▶ Material provided
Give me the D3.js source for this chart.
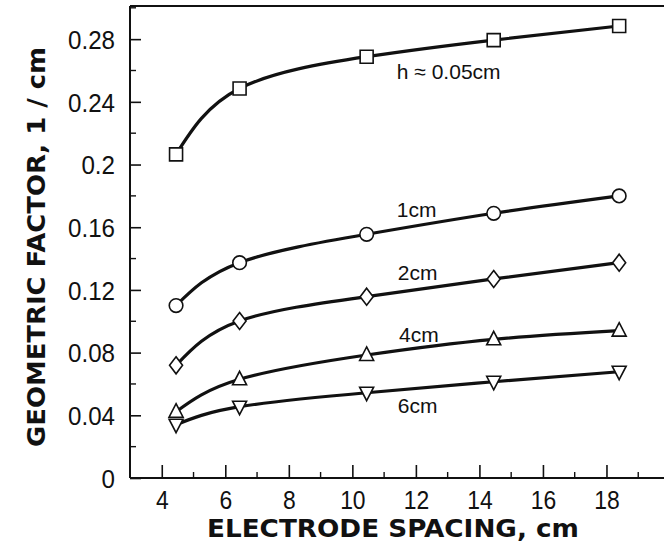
<!DOCTYPE html>
<html><head><meta charset="utf-8">
<script src="https://cdn.jsdelivr.net/npm/d3@7"></script>
<style>
html,body{margin:0;padding:0;background:#fff;}
svg{display:block;}
</style></head>
<body>
<svg id="chart" width="664" height="552"></svg>
<script>
// ---- data ----
const spacing = [4.45, 6.45, 10.45, 14.45, 18.4];
const seriesNames = ["h ≈ 0.05cm", "1cm", "2cm", "4cm", "6cm"];
const h005 = [0.2065, 0.2485, 0.2688, 0.2794, 0.2884];
const h1 = [0.1100, 0.1374, 0.1555, 0.1689, 0.1800];
const h2 = [0.0719, 0.1002, 0.1157, 0.1270, 0.1374];
const h4 = [0.0423, 0.0630, 0.0785, 0.0885, 0.0940];
const h6 = [0.0340, 0.0455, 0.0544, 0.0614, 0.0678];
const markerKinds = ["square", "circle", "diamond", "triUp", "triDown"];
const labelX = [11.4, 11.4, 11.43, 11.47, 11.43];
const labelY = [0.2546, 0.1667, 0.1263, 0.087, 0.0417];
const yTicks = [0, 0.04, 0.08, 0.12, 0.16, 0.2, 0.24, 0.28];
const yMinor = [0.02, 0.06, 0.10, 0.14, 0.18, 0.22, 0.26, 0.30];
const xTicks = [4, 6, 8, 10, 12, 14, 16, 18];
const xMinor = [5, 7, 9, 11, 13, 15, 17, 19];
const xTitle = "ELECTRODE SPACING, cm";
const yTitle = "GEOMETRIC FACTOR, 1 / cm";

const series = [h005, h1, h2, h4, h6];

const svg = d3.select("#chart");
const x = d3.scaleLinear().domain([3, 20]).range([130, 670]);
const y = d3.scaleLinear().domain([0, 0.3]).range([478, 7.8]);

const tickFont = "'Liberation Sans',Arial,sans-serif";

// frame: top line
svg.append("line").attr("x1", x(3)).attr("x2", 664).attr("y1", 6).attr("y2", 6)
  .attr("stroke", "#111").attr("stroke-width", 2);

// y axis
const yAxis = d3.axisRight(y).tickValues(yTicks).tickSize(11).tickSizeOuter(0)
  .tickFormat(d => d === 0 ? "0" : String(+d.toFixed(2)));
const gy = svg.append("g").attr("transform", `translate(${x(3)},0)`).call(yAxis);
gy.select(".domain").attr("d", `M0,6V${y(0)}`).attr("stroke", "#111").attr("stroke-width", 2);
gy.selectAll(".tick line").attr("stroke", "#111").attr("stroke-width", 1.6);
gy.selectAll(".tick text").attr("x", -15 / 0.93).attr("text-anchor", "end").attr("dy", "0.36em")
  .attr("transform", "scale(0.93,1)")
  .attr("font-family", tickFont).attr("font-size", 26).attr("fill", "#111");
svg.append("g").selectAll("line").data(yMinor).join("line")
  .attr("x1", x(3)).attr("x2", x(3) + 6).attr("y1", d => y(d)).attr("y2", d => y(d))
  .attr("stroke", "#111").attr("stroke-width", 1.4);

// x axis
const xAxis = d3.axisTop(x).tickValues(xTicks).tickSize(13).tickSizeOuter(0).tickFormat(d3.format("d"));
const gx = svg.append("g").attr("transform", `translate(0,${y(0)})`).call(xAxis);
gx.select(".domain").attr("d", `M${x(3)},0H664`).attr("stroke", "#111").attr("stroke-width", 2);
gx.selectAll(".tick line").attr("stroke", "#111").attr("stroke-width", 1.6);
gx.selectAll(".tick text").attr("y", 31).attr("dy", 0)
  .attr("transform", "scale(0.88,1)")
  .attr("font-family", tickFont).attr("font-size", 26).attr("fill", "#111");
svg.append("g").selectAll("line").data(xMinor).join("line")
  .attr("x1", d => x(d)).attr("x2", d => x(d)).attr("y1", y(0)).attr("y2", y(0) - 6)
  .attr("stroke", "#111").attr("stroke-width", 1.4);

// titles
svg.append("text").text(xTitle).attr("x", 393).attr("y", 537).attr("text-anchor", "middle")
  .attr("font-family", "'DejaVu Sans',sans-serif").attr("font-weight", "bold").attr("font-size", 25)
  .attr("textLength", 372).attr("lengthAdjust", "spacingAndGlyphs").attr("fill", "#111");
svg.append("text").text(yTitle).attr("transform", "translate(45,247) rotate(-90)").attr("text-anchor", "middle")
  .attr("font-family", "'DejaVu Sans',sans-serif").attr("font-weight", "bold").attr("font-size", 25)
  .attr("textLength", 400).attr("lengthAdjust", "spacingAndGlyphs").attr("fill", "#111");

// lines
const line = d3.line().x(d => x(d[0])).y(d => y(d[1])).curve(d3.curveNatural);
series.forEach(vals => {
  svg.append("path").datum(spacing.map((s, i) => [s, vals[i]])).attr("d", line)
    .attr("fill", "none").attr("stroke", "#111").attr("stroke-width", 3.2);
});

// marker shapes
const shapes = {
  square: { draw(ctx) { const r = 6.5; ctx.rect(-r, -r, 2 * r, 2 * r); } },
  circle: { draw(ctx) { ctx.moveTo(6.8, 0); ctx.arc(0, 0, 6.8, 0, 2 * Math.PI); } },
  diamond: { draw(ctx) { ctx.moveTo(0, -8.5); ctx.lineTo(6.5, 0); ctx.lineTo(0, 8.5); ctx.lineTo(-6.5, 0); ctx.closePath(); } },
  triUp: { draw(ctx) { ctx.moveTo(0, -8); ctx.lineTo(7, 5.5); ctx.lineTo(-7, 5.5); ctx.closePath(); } },
  triDown: { draw(ctx) { ctx.moveTo(0, 8); ctx.lineTo(7, -5.5); ctx.lineTo(-7, -5.5); ctx.closePath(); } }
};
series.forEach((vals, k) => {
  svg.append("g").selectAll("path").data(spacing.map((s, i) => [s, vals[i]])).join("path")
    .attr("d", d3.symbol().type(shapes[markerKinds[k]]))
    .attr("transform", d => `translate(${x(d[0])},${y(d[1])})`)
    .attr("fill", "#fff").attr("stroke", "#111").attr("stroke-width", 1.6);
});

// series labels
svg.append("g").selectAll("text").data(seriesNames).join("text")
  .text(d => d)
  .attr("x", (d, i) => x(labelX[i]))
  .attr("y", (d, i) => y(labelY[i]))
  .attr("font-family", "'Liberation Sans',Arial,sans-serif").attr("font-size", 21).attr("fill", "#111");
</script>
</body></html>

▶ What needs to be done
Repeat the listing above exactly from its first line to the line containing "FACTOR, 1 /", both included, and omit the pictures.

▶ The reply
Give me the D3.js source for this chart.
<!DOCTYPE html>
<html><head><meta charset="utf-8">
<script src="https://cdn.jsdelivr.net/npm/d3@7"></script>
<style>
html,body{margin:0;padding:0;background:#fff;}
svg{display:block;}
</style></head>
<body>
<svg id="chart" width="664" height="552"></svg>
<script>
// ---- data ----
const spacing = [4.45, 6.45, 10.45, 14.45, 18.4];
const seriesNames = ["h ≈ 0.05cm", "1cm", "2cm", "4cm", "6cm"];
const h005 = [0.2065, 0.2485, 0.2688, 0.2794, 0.2884];
const h1 = [0.1100, 0.1374, 0.1555, 0.1689, 0.1800];
const h2 = [0.0719, 0.1002, 0.1157, 0.1270, 0.1374];
const h4 = [0.0423, 0.0630, 0.0785, 0.0885, 0.0940];
const h6 = [0.0340, 0.0455, 0.0544, 0.0614, 0.0678];
const markerKinds = ["square", "circle", "diamond", "triUp", "triDown"];
const labelX = [11.4, 11.4, 11.43, 11.47, 11.43];
const labelY = [0.2546, 0.1667, 0.1263, 0.087, 0.0417];
const yTicks = [0, 0.04, 0.08, 0.12, 0.16, 0.2, 0.24, 0.28];
const yMinor = [0.02, 0.06, 0.10, 0.14, 0.18, 0.22, 0.26, 0.30];
const xTicks = [4, 6, 8, 10, 12, 14, 16, 18];
const xMinor = [5, 7, 9, 11, 13, 15, 17, 19];
const xTitle = "ELECTRODE SPACING, cm";
const yTitle = "GEOMETRIC FACTOR, 1 / cm";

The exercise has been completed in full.